__Dataset content__
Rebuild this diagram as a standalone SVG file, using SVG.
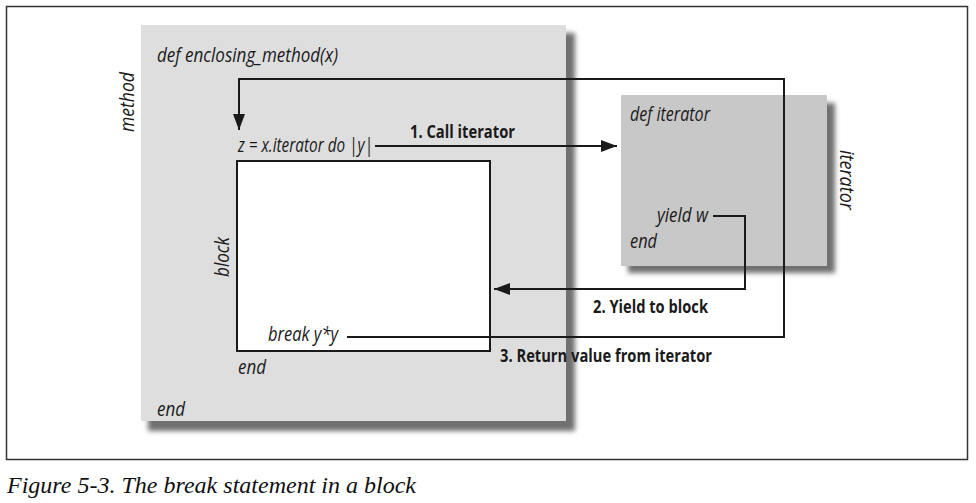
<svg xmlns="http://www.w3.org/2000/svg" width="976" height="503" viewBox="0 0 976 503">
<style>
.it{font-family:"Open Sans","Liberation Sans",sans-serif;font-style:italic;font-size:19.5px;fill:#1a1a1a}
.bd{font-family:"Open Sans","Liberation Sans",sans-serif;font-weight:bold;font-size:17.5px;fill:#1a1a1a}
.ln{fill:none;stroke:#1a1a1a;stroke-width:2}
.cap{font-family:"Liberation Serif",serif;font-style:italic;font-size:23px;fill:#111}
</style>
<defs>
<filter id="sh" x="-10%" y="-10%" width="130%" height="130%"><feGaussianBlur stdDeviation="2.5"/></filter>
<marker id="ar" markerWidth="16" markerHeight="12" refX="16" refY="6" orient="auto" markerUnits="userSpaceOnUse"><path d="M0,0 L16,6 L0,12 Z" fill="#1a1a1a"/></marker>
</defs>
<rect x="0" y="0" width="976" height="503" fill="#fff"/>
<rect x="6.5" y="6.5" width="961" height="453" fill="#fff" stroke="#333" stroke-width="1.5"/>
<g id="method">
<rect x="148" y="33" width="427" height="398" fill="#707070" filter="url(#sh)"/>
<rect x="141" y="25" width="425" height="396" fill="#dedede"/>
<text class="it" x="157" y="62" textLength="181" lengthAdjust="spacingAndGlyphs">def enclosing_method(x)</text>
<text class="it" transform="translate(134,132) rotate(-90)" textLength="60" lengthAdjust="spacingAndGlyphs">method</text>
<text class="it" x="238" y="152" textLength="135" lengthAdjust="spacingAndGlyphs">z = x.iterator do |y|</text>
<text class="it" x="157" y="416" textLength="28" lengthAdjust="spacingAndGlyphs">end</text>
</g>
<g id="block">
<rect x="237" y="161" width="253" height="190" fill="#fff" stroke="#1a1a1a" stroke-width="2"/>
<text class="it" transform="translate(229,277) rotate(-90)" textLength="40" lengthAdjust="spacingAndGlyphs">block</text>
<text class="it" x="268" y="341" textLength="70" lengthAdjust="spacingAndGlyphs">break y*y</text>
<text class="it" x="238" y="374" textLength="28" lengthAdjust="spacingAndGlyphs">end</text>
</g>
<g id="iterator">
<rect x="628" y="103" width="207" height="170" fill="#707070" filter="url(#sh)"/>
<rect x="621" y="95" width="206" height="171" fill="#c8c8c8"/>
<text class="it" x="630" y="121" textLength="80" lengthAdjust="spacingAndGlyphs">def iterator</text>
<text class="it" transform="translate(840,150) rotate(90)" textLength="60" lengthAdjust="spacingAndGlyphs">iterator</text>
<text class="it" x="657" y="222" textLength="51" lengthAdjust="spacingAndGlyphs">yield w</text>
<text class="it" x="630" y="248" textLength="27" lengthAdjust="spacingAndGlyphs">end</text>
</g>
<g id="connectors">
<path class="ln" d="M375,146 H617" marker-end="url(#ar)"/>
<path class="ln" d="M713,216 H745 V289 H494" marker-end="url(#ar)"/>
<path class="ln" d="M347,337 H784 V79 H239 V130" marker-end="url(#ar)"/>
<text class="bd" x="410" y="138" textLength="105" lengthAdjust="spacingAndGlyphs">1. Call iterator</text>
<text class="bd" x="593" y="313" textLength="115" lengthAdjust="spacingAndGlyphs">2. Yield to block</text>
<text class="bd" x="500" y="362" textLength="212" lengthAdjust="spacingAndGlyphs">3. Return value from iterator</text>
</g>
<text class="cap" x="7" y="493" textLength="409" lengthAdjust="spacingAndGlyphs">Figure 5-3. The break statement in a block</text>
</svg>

__To be done__
All of the lines above should be printed exactly, minus the pictures.

__Problem solution__
Rebuild this diagram as a standalone SVG file, using SVG.
<svg xmlns="http://www.w3.org/2000/svg" width="976" height="503" viewBox="0 0 976 503">
<style>
.it{font-family:"Open Sans","Liberation Sans",sans-serif;font-style:italic;font-size:19.5px;fill:#1a1a1a}
.bd{font-family:"Open Sans","Liberation Sans",sans-serif;font-weight:bold;font-size:17.5px;fill:#1a1a1a}
.ln{fill:none;stroke:#1a1a1a;stroke-width:2}
.cap{font-family:"Liberation Serif",serif;font-style:italic;font-size:23px;fill:#111}
</style>
<defs>
<filter id="sh" x="-10%" y="-10%" width="130%" height="130%"><feGaussianBlur stdDeviation="2.5"/></filter>
<marker id="ar" markerWidth="16" markerHeight="12" refX="16" refY="6" orient="auto" markerUnits="userSpaceOnUse"><path d="M0,0 L16,6 L0,12 Z" fill="#1a1a1a"/></marker>
</defs>
<rect x="0" y="0" width="976" height="503" fill="#fff"/>
<rect x="6.5" y="6.5" width="961" height="453" fill="#fff" stroke="#333" stroke-width="1.5"/>
<g id="method">
<rect x="148" y="33" width="427" height="398" fill="#707070" filter="url(#sh)"/>
<rect x="141" y="25" width="425" height="396" fill="#dedede"/>
<text class="it" x="157" y="62" textLength="181" lengthAdjust="spacingAndGlyphs">def enclosing_method(x)</text>
<text class="it" transform="translate(134,132) rotate(-90)" textLength="60" lengthAdjust="spacingAndGlyphs">method</text>
<text class="it" x="238" y="152" textLength="135" lengthAdjust="spacingAndGlyphs">z = x.iterator do |y|</text>
<text class="it" x="157" y="416" textLength="28" lengthAdjust="spacingAndGlyphs">end</text>
</g>
<g id="block">
<rect x="237" y="161" width="253" height="190" fill="#fff" stroke="#1a1a1a" stroke-width="2"/>
<text class="it" transform="translate(229,277) rotate(-90)" textLength="40" lengthAdjust="spacingAndGlyphs">block</text>
<text class="it" x="268" y="341" textLength="70" lengthAdjust="spacingAndGlyphs">break y*y</text>
<text class="it" x="238" y="374" textLength="28" lengthAdjust="spacingAndGlyphs">end</text>
</g>
<g id="iterator">
<rect x="628" y="103" width="207" height="170" fill="#707070" filter="url(#sh)"/>
<rect x="621" y="95" width="206" height="171" fill="#c8c8c8"/>
<text class="it" x="630" y="121" textLength="80" lengthAdjust="spacingAndGlyphs">def iterator</text>
<text class="it" transform="translate(840,150) rotate(90)" textLength="60" lengthAdjust="spacingAndGlyphs">iterator</text>
<text class="it" x="657" y="222" textLength="51" lengthAdjust="spacingAndGlyphs">yield w</text>
<text class="it" x="630" y="248" textLength="27" lengthAdjust="spacingAndGlyphs">end</text>
</g>
<g id="connectors">
<path class="ln" d="M375,146 H617" marker-end="url(#ar)"/>
<path class="ln" d="M713,216 H745 V289 H494" marker-end="url(#ar)"/>
<path class="ln" d="M347,337 H784 V79 H239 V130" marker-end="url(#ar)"/>
<text class="bd" x="410" y="138" textLength="105" lengthAdjust="spacingAndGlyphs">1. Call iterator</text>
<text class="bd" x="593" y="313" textLength="115" lengthAdjust="spacingAndGlyphs">2. Yield to block</text>
<text class="bd" x="500" y="362" textLength="212" lengthAdjust="spacingAndGlyphs">3. Return value from iterator</text>
</g>
<text class="cap" x="7" y="493" textLength="409" lengthAdjust="spacingAndGlyphs">Figure 5-3. The break statement in a block</text>
</svg>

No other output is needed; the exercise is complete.